Tell your troubles to a Guatemalan worry doll, place it beneath your pillow and, according to legend, those worries will be gone by morning. That's just one example of the culture-spanning idea that putting problems into words can blunt those problems' emotional impact. Centuries of thinkers-from Spinoza to William James to every psychologist who practices talk therapy-have recognized this peculiar power of language, according to UCLA psychologist Matthew Lieberman, PhD.
"There's this idea that putting bad feelings into words can help wash worries away," said Lieberman at APA's 2006 Annual Convention. He described how he and his colleagues are investigating that idea using brain imaging.
In a study published in Science (Vol. 302, No. 5643, pages 290-292) in 2003, Lieberman and his colleague used functional magnetic resonance imaging (fMRI) to scan the brains of participants as they played a computer game called "cyberball." In cyberball, participants think that they're playing an onscreen version of catch with two other people who are using computers linked to their own. For a while the two other people throw the ball regularly to the participant's onscreen character, but after a while they stop and begin to throw the ball only to each other.

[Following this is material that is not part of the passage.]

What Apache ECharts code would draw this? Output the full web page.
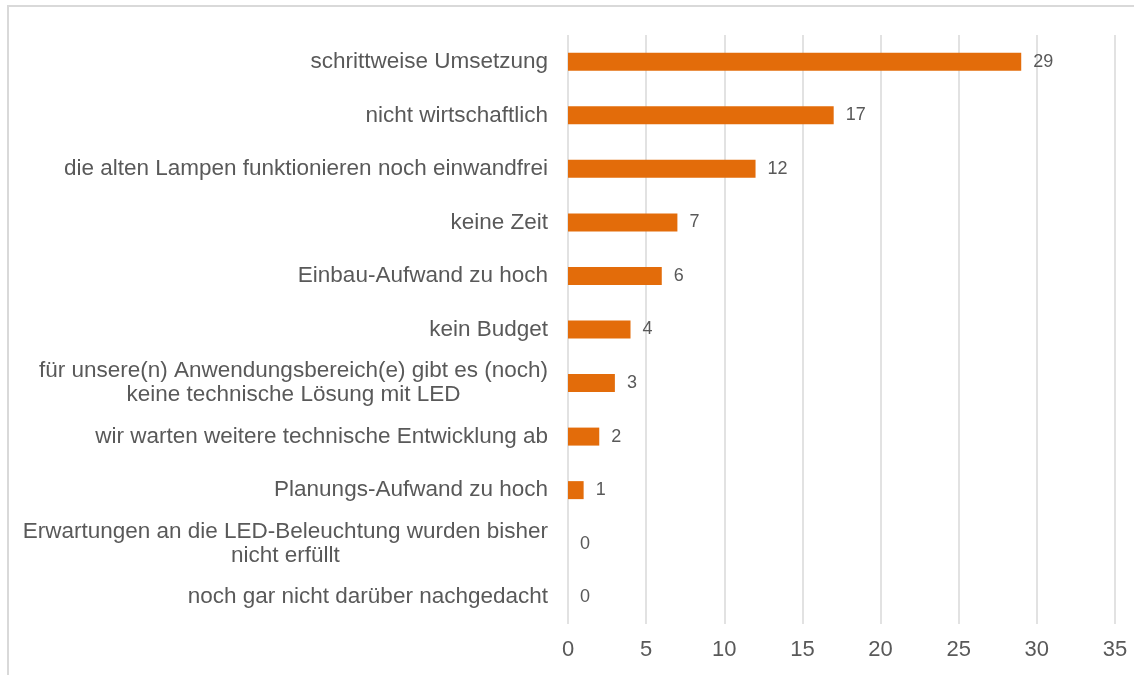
<!DOCTYPE html>
<html>
<head>
<meta charset="utf-8">
<script src="https://cdn.jsdelivr.net/npm/echarts@6/dist/echarts.min.js"></script>
<style>
  html, body { margin: 0; padding: 0; background: #fff; }
  #chart { width: 1134px; height: 675px; }
</style>
</head>
<body>
<div id="chart"></div>
<script>
const categories = [
  'schrittweise Umsetzung',
  'nicht wirtschaftlich',
  'die alten Lampen funktionieren noch einwandfrei',
  'keine Zeit',
  'Einbau-Aufwand zu hoch',
  'kein Budget',
  'für unsere(n) Anwendungsbereich(e) gibt es (noch)\nkeine technische Lösung mit LED',
  'wir warten weitere technische Entwicklung ab',
  'Planungs-Aufwand zu hoch',
  'Erwartungen an die LED-Beleuchtung wurden bisher\nnicht erfüllt',
  'noch gar nicht darüber nachgedacht'
]
const counts = [29, 17, 12, 7, 6, 4, 3, 2, 1, 0, 0]
const xTicks = [0, 5, 10, 15, 20, 25, 30, 35]

const textColor = '#595959'
const gridColor = '#d9d9d9'
const barColor = '#e36c0a'

const chart = echarts.init(document.getElementById('chart'))
chart.setOption({
  animation: false,
  textStyle: { fontFamily: 'Liberation Sans, Arial, sans-serif' },
  // light frame around the chart area (right and bottom edges run off the image)
  graphic: [{
    type: 'rect',
    shape: { x: 8, y: 6, width: 1200, height: 700 },
    style: { fill: 'none', stroke: gridColor, lineWidth: 2 },
    silent: true
  }],
  grid: { left: 568, right: 19, top: 35, bottom: 51 },
  xAxis: {
    type: 'value',
    min: xTicks[0],
    max: xTicks[xTicks.length - 1],
    interval: xTicks[1] - xTicks[0],
    axisLine: { show: false },
    axisTick: { show: false },
    axisLabel: { color: textColor, fontSize: 22, margin: 15 },
    splitLine: { lineStyle: { color: gridColor, width: 1.5 } }
  },
  yAxis: {
    type: 'category',
    inverse: true,
    data: categories,
    axisLine: { show: false },
    axisTick: { show: false },
    axisLabel: {
      margin: 20,
      // centre each line of a wrapped label within its block
      formatter: v => v.split('\n').map(l => '{c|' + l + '}').join('\n'),
      rich: {
        c: { color: textColor, fontSize: 22.5, align: 'center', lineHeight: 24 }
      }
    }
  },
  series: [{
    type: 'bar',
    data: counts,
    barWidth: 18,
    itemStyle: { color: barColor },
    label: {
      show: true,
      position: 'right',
      distance: 12,
      color: textColor,
      fontSize: 18
    }
  }]
})
</script>
</body>
</html>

In reality, the other people don't exist and the "game" is simply an automatic computer program, but the participant doesn't know this and feels the sting of social rejection. Using fMRI, the researchers found that this social rejection activated an area of the brain that also lights up in response to physical pain-the anterior cingulate cortex.
However, they also found that people who had relatively less activity in that area-and who reported feeling relatively less distress-had more activity in the right ventral lateral prefrontal cortex, an area of the brain associated with verbalizing thoughts and language production. So, according to Lieberman, this suggests that putting feelings into words may activate this part of the prefrontal cortex, which may in turn suppress the area of the brain that produces emotional distress.
In another study, to be published in an upcoming issue of Psychological Science, Lieberman and his colleagues tested their language hypothesis more directly. They asked 30 participants to view pictures of angry, scared or happy-looking faces. Half of the time the participants tried to match the target face to another picture of a face with a similar expression. The other half of the time, they tried to match the face to a word that correctly labeled its emotion.
Using fMRI, the researchers found that when the participants labeled the faces' emotions using words, they showed less activity in the amygdala-an area of the brain associated with emotional distress. At the same time, they showed more activity in the right ventral lateral prefrontal cortex-the same language-related area that showed up in the cyberball study.
So, again, this suggests that verbalizing an emotion may activate the right ventral lateral prefrontal cortex, which then suppresses the areas of the brain that produce emotional pain.
"[In talk therapy] we tend to focus primarily on content and enhanced understandings and changed understandings," said Lieberman. "But it's not entirely irrelevant that they all involve putting feelings into words."